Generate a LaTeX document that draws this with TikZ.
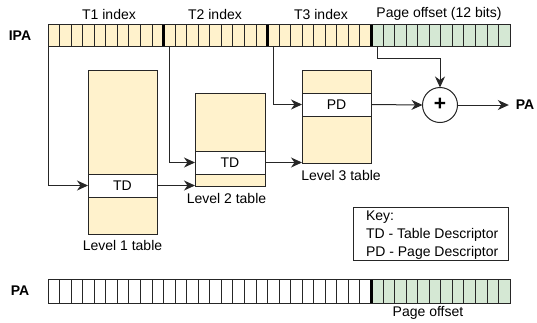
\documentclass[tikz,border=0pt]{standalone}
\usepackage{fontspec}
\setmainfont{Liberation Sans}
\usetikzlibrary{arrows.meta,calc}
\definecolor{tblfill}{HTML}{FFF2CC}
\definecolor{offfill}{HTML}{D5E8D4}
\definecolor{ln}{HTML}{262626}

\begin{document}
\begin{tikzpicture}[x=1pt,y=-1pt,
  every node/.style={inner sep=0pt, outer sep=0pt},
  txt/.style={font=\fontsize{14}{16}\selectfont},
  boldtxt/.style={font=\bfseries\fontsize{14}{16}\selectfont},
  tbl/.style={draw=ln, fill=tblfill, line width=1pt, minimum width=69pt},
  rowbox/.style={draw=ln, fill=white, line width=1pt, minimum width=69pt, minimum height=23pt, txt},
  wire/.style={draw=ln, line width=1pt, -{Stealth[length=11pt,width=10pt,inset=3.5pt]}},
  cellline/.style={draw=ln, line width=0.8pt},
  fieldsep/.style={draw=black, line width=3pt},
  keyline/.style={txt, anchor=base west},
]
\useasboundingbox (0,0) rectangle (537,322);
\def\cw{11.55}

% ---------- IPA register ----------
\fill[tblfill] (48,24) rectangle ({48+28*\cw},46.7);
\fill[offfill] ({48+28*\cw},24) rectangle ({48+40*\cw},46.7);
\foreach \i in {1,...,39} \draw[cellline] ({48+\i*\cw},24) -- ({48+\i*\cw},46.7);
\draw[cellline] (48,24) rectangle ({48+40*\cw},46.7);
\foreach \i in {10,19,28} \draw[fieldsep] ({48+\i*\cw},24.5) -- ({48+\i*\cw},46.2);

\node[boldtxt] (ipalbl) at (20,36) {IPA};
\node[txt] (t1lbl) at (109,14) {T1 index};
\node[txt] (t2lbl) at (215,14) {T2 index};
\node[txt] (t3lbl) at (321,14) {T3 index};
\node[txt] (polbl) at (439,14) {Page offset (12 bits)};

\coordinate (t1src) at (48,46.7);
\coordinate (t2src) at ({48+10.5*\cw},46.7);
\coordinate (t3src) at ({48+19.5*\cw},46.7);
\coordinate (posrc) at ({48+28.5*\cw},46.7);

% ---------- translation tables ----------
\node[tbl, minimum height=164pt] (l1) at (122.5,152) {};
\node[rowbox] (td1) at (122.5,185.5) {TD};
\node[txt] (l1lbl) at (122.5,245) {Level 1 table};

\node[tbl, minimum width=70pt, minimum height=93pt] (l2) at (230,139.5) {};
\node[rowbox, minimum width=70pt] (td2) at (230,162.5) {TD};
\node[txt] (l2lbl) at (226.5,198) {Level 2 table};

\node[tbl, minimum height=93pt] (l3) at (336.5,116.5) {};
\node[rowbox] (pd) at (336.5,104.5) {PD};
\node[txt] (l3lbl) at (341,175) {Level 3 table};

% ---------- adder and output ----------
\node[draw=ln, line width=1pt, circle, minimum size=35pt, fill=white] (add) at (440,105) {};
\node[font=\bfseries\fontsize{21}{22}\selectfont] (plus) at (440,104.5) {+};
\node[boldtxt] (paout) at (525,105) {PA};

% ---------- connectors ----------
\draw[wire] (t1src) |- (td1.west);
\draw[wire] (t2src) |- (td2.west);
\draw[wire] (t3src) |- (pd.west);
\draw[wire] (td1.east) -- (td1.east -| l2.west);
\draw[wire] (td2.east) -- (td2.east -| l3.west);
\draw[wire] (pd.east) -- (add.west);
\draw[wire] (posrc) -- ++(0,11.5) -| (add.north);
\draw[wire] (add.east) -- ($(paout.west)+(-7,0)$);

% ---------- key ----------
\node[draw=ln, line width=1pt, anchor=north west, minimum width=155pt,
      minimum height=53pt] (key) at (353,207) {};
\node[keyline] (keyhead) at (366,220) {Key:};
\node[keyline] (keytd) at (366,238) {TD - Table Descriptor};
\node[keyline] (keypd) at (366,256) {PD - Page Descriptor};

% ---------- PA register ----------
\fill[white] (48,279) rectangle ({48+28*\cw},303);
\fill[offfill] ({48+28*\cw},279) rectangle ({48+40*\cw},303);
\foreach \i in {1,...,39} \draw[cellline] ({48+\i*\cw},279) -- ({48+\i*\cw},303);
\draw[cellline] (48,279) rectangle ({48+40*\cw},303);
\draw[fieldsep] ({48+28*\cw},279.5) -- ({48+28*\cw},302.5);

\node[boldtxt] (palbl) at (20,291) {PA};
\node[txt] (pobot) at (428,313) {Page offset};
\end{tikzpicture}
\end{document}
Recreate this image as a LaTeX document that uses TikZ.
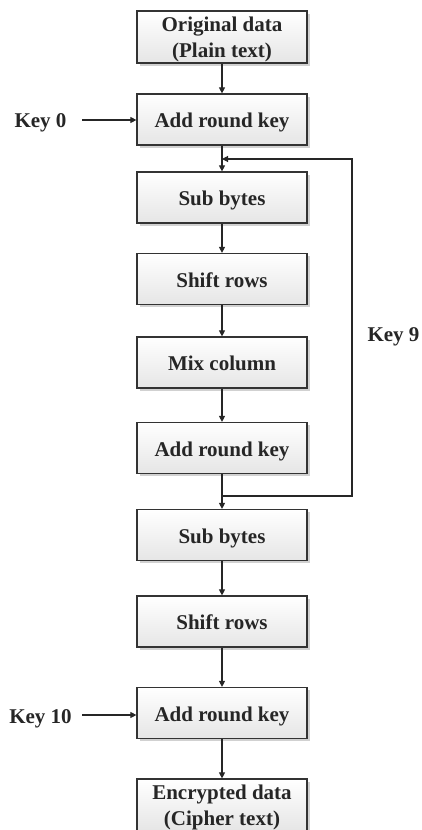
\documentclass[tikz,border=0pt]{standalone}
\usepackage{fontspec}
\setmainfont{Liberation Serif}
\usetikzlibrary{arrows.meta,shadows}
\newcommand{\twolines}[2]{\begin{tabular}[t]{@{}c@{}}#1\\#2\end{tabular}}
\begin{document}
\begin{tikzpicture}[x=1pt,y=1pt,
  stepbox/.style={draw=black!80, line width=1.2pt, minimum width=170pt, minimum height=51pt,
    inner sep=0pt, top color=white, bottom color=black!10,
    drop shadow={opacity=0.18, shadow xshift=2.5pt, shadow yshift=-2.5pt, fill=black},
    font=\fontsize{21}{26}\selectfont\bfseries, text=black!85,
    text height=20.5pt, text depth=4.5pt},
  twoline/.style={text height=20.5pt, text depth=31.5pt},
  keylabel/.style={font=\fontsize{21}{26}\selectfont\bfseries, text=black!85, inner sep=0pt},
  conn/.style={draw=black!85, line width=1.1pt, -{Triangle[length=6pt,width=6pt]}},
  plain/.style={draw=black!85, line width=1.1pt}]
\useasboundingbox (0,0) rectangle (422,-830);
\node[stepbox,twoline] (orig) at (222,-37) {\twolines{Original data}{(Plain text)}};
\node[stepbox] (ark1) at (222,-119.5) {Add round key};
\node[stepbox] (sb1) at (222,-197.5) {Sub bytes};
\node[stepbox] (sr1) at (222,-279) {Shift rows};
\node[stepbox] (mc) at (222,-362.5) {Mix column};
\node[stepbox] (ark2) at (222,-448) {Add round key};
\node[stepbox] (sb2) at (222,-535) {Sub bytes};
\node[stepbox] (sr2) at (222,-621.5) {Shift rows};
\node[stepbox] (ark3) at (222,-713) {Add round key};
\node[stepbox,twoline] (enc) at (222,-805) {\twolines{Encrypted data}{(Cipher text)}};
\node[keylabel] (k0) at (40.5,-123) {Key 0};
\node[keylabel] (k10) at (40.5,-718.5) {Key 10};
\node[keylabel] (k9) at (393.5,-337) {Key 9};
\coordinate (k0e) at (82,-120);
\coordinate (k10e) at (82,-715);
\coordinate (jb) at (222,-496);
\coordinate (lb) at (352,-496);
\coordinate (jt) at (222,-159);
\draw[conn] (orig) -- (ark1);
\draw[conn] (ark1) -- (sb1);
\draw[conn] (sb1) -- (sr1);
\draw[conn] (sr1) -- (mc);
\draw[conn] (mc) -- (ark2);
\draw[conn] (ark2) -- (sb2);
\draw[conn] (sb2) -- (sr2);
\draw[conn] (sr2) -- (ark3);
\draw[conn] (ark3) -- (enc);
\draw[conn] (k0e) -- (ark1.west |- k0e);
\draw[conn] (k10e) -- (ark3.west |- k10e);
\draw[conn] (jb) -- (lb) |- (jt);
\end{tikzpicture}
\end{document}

--------------------------------

- _Problem statement_: Make an exact reproduction of the listing above, without any pictures.

- _Full response_:
Generate a LaTeX document that draws this with TikZ.
\documentclass[tikz,border=0pt]{standalone}
\usepackage{fontspec}
\setmainfont{Liberation Sans}
\usetikzlibrary{arrows.meta,calc}
\definecolor{tblfill}{HTML}{FFF2CC}
\definecolor{offfill}{HTML}{D5E8D4}
\definecolor{ln}{HTML}{262626}

\begin{document}
\begin{tikzpicture}[x=1pt,y=-1pt,
  every node/.style={inner sep=0pt, outer sep=0pt},
  txt/.style={font=\fontsize{14}{16}\selectfont},
  boldtxt/.style={font=\bfseries\fontsize{14}{16}\selectfont},
  tbl/.style={draw=ln, fill=tblfill, line width=1pt, minimum width=69pt},
  rowbox/.style={draw=ln, fill=white, line width=1pt, minimum width=69pt, minimum height=23pt, txt},
  wire/.style={draw=ln, line width=1pt, -{Stealth[length=11pt,width=10pt,inset=3.5pt]}},
  cellline/.style={draw=ln, line width=0.8pt},
  fieldsep/.style={draw=black, line width=3pt},
  keyline/.style={txt, anchor=base west},
]
\useasboundingbox (0,0) rectangle (537,322);
\def\cw{11.55}

% ---------- IPA register ----------
\fill[tblfill] (48,24) rectangle ({48+28*\cw},46.7);
\fill[offfill] ({48+28*\cw},24) rectangle ({48+40*\cw},46.7);
\foreach \i in {1,...,39} \draw[cellline] ({48+\i*\cw},24) -- ({48+\i*\cw},46.7);
\draw[cellline] (48,24) rectangle ({48+40*\cw},46.7);
\foreach \i in {10,19,28} \draw[fieldsep] ({48+\i*\cw},24.5) -- ({48+\i*\cw},46.2);

\node[boldtxt] (ipalbl) at (20,36) {IPA};
\node[txt] (t1lbl) at (109,14) {T1 index};
\node[txt] (t2lbl) at (215,14) {T2 index};
\node[txt] (t3lbl) at (321,14) {T3 index};
\node[txt] (polbl) at (439,14) {Page offset (12 bits)};

\coordinate (t1src) at (48,46.7);
\coordinate (t2src) at ({48+10.5*\cw},46.7);
\coordinate (t3src) at ({48+19.5*\cw},46.7);
\coordinate (posrc) at ({48+28.5*\cw},46.7);

% ---------- translation tables ----------
\node[tbl, minimum height=164pt] (l1) at (122.5,152) {};
\node[rowbox] (td1) at (122.5,185.5) {TD};
\node[txt] (l1lbl) at (122.5,245) {Level 1 table};

\node[tbl, minimum width=70pt, minimum height=93pt] (l2) at (230,139.5) {};
\node[rowbox, minimum width=70pt] (td2) at (230,162.5) {TD};
\node[txt] (l2lbl) at (226.5,198) {Level 2 table};

\node[tbl, minimum height=93pt] (l3) at (336.5,116.5) {};
\node[rowbox] (pd) at (336.5,104.5) {PD};
\node[txt] (l3lbl) at (341,175) {Level 3 table};

% ---------- adder and output ----------
\node[draw=ln, line width=1pt, circle, minimum size=35pt, fill=white] (add) at (440,105) {};
\node[font=\bfseries\fontsize{21}{22}\selectfont] (plus) at (440,104.5) {+};
\node[boldtxt] (paout) at (525,105) {PA};

% ---------- connectors ----------
\draw[wire] (t1src) |- (td1.west);
\draw[wire] (t2src) |- (td2.west);
\draw[wire] (t3src) |- (pd.west);
\draw[wire] (td1.east) -- (td1.east -| l2.west);
\draw[wire] (td2.east) -- (td2.east -| l3.west);
\draw[wire] (pd.east) -- (add.west);
\draw[wire] (posrc) -- ++(0,11.5) -| (add.north);
\draw[wire] (add.east) -- ($(paout.west)+(-7,0)$);

% ---------- key ----------
\node[draw=ln, line width=1pt, anchor=north west, minimum width=155pt,
      minimum height=53pt] (key) at (353,207) {};
\node[keyline] (keyhead) at (366,220) {Key:};
\node[keyline] (keytd) at (366,238) {TD - Table Descriptor};
\node[keyline] (keypd) at (366,256) {PD - Page Descriptor};

% ---------- PA register ----------
\fill[white] (48,279) rectangle ({48+28*\cw},303);
\fill[offfill] ({48+28*\cw},279) rectangle ({48+40*\cw},303);
\foreach \i in {1,...,39} \draw[cellline] ({48+\i*\cw},279) -- ({48+\i*\cw},303);
\draw[cellline] (48,279) rectangle ({48+40*\cw},303);
\draw[fieldsep] ({48+28*\cw},279.5) -- ({48+28*\cw},302.5);

\node[boldtxt] (palbl) at (20,291) {PA};
\node[txt] (pobot) at (428,313) {Page offset};
\end{tikzpicture}
\end{document}
Recreate this image as a LaTeX document that uses TikZ.
\documentclass[tikz,border=0pt]{standalone}
\usepackage{fontspec}
\setmainfont{Liberation Serif}
\usetikzlibrary{arrows.meta,shadows}
\newcommand{\twolines}[2]{\begin{tabular}[t]{@{}c@{}}#1\\#2\end{tabular}}
\begin{document}
\begin{tikzpicture}[x=1pt,y=1pt,
  stepbox/.style={draw=black!80, line width=1.2pt, minimum width=170pt, minimum height=51pt,
    inner sep=0pt, top color=white, bottom color=black!10,
    drop shadow={opacity=0.18, shadow xshift=2.5pt, shadow yshift=-2.5pt, fill=black},
    font=\fontsize{21}{26}\selectfont\bfseries, text=black!85,
    text height=20.5pt, text depth=4.5pt},
  twoline/.style={text height=20.5pt, text depth=31.5pt},
  keylabel/.style={font=\fontsize{21}{26}\selectfont\bfseries, text=black!85, inner sep=0pt},
  conn/.style={draw=black!85, line width=1.1pt, -{Triangle[length=6pt,width=6pt]}},
  plain/.style={draw=black!85, line width=1.1pt}]
\useasboundingbox (0,0) rectangle (422,-830);
\node[stepbox,twoline] (orig) at (222,-37) {\twolines{Original data}{(Plain text)}};
\node[stepbox] (ark1) at (222,-119.5) {Add round key};
\node[stepbox] (sb1) at (222,-197.5) {Sub bytes};
\node[stepbox] (sr1) at (222,-279) {Shift rows};
\node[stepbox] (mc) at (222,-362.5) {Mix column};
\node[stepbox] (ark2) at (222,-448) {Add round key};
\node[stepbox] (sb2) at (222,-535) {Sub bytes};
\node[stepbox] (sr2) at (222,-621.5) {Shift rows};
\node[stepbox] (ark3) at (222,-713) {Add round key};
\node[stepbox,twoline] (enc) at (222,-805) {\twolines{Encrypted data}{(Cipher text)}};
\node[keylabel] (k0) at (40.5,-123) {Key 0};
\node[keylabel] (k10) at (40.5,-718.5) {Key 10};
\node[keylabel] (k9) at (393.5,-337) {Key 9};
\coordinate (k0e) at (82,-120);
\coordinate (k10e) at (82,-715);
\coordinate (jb) at (222,-496);
\coordinate (lb) at (352,-496);
\coordinate (jt) at (222,-159);
\draw[conn] (orig) -- (ark1);
\draw[conn] (ark1) -- (sb1);
\draw[conn] (sb1) -- (sr1);
\draw[conn] (sr1) -- (mc);
\draw[conn] (mc) -- (ark2);
\draw[conn] (ark2) -- (sb2);
\draw[conn] (sb2) -- (sr2);
\draw[conn] (sr2) -- (ark3);
\draw[conn] (ark3) -- (enc);
\draw[conn] (k0e) -- (ark1.west |- k0e);
\draw[conn] (k10e) -- (ark3.west |- k10e);
\draw[conn] (jb) -- (lb) |- (jt);
\end{tikzpicture}
\end{document}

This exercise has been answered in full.